What you have to do = Which lines run from the first one up to and including the one with "import * as"? Print exactly those.

Material provided =
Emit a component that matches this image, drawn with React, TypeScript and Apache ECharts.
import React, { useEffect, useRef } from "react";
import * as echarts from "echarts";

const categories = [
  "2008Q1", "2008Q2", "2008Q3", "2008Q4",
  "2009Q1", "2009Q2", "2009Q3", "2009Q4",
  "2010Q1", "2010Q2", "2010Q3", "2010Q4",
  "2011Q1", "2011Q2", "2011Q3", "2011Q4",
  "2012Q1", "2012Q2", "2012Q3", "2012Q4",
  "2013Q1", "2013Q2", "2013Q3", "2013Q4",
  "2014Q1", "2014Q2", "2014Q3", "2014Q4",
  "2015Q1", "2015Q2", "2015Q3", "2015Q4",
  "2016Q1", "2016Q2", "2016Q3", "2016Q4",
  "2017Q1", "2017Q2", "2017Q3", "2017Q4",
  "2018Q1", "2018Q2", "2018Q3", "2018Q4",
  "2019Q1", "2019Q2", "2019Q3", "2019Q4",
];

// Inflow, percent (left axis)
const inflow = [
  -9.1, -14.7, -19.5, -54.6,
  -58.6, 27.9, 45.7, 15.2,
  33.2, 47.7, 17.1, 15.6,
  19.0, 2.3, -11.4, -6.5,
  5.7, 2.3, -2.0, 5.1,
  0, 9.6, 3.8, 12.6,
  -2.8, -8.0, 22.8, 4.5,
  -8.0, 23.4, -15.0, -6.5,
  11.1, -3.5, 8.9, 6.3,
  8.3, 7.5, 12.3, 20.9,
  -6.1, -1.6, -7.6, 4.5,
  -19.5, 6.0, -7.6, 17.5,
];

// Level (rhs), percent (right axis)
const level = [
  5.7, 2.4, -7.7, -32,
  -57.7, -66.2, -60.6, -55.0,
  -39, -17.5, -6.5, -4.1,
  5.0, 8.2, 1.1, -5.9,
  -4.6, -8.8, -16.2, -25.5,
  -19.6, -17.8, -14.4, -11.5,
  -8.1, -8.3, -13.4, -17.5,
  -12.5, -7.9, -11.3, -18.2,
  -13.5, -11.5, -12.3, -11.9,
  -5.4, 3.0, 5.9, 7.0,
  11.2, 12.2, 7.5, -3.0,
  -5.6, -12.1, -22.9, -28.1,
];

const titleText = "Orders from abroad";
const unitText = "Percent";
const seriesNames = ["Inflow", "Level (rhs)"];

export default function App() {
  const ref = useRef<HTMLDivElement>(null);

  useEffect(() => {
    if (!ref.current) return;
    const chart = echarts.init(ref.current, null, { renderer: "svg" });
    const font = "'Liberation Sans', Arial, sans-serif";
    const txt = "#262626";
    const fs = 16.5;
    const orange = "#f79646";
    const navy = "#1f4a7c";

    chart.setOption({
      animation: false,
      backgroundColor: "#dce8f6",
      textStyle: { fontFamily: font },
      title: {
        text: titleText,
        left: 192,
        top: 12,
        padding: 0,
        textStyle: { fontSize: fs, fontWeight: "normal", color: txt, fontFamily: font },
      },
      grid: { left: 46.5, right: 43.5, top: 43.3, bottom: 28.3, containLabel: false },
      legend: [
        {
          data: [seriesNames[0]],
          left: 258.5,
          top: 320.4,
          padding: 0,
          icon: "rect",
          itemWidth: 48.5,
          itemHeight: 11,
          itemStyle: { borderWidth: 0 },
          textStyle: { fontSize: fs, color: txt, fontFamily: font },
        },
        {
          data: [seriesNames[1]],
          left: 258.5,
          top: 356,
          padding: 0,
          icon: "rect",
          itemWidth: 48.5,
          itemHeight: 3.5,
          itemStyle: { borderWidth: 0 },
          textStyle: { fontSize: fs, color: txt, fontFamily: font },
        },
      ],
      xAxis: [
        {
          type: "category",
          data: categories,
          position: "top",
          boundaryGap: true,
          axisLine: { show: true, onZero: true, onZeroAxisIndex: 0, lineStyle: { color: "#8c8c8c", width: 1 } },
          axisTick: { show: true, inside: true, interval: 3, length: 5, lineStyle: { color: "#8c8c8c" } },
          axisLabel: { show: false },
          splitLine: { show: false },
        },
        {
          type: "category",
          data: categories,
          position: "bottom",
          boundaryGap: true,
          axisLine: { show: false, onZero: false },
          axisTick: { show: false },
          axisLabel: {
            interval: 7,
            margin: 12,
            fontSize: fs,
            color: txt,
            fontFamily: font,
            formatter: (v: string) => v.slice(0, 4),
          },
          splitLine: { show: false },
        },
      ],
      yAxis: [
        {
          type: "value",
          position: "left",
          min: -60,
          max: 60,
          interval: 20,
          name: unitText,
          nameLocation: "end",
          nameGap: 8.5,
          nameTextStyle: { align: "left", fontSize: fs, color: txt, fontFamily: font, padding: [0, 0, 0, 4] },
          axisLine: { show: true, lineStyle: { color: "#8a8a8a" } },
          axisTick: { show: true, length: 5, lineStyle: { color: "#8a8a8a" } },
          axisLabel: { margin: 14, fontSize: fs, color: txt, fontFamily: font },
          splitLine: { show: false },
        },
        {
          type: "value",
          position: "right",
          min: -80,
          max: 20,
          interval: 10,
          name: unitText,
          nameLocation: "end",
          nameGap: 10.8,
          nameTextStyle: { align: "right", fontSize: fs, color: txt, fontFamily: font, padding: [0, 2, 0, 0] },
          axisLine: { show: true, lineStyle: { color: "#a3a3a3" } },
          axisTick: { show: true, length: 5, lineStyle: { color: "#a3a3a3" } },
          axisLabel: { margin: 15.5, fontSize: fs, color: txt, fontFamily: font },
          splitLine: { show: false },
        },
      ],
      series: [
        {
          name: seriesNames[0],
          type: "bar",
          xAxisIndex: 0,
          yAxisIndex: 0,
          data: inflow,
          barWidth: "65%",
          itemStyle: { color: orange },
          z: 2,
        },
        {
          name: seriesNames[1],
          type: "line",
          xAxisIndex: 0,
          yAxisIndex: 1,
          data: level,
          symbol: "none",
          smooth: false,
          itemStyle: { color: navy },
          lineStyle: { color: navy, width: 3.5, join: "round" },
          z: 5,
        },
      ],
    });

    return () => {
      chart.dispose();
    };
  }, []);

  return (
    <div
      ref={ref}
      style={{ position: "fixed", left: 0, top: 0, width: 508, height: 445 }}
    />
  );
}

Answer to this exercise =
Emit a component that matches this image, drawn with React, TypeScript and Apache ECharts.
import React, { useEffect, useRef } from "react";
import * as echarts from "echarts";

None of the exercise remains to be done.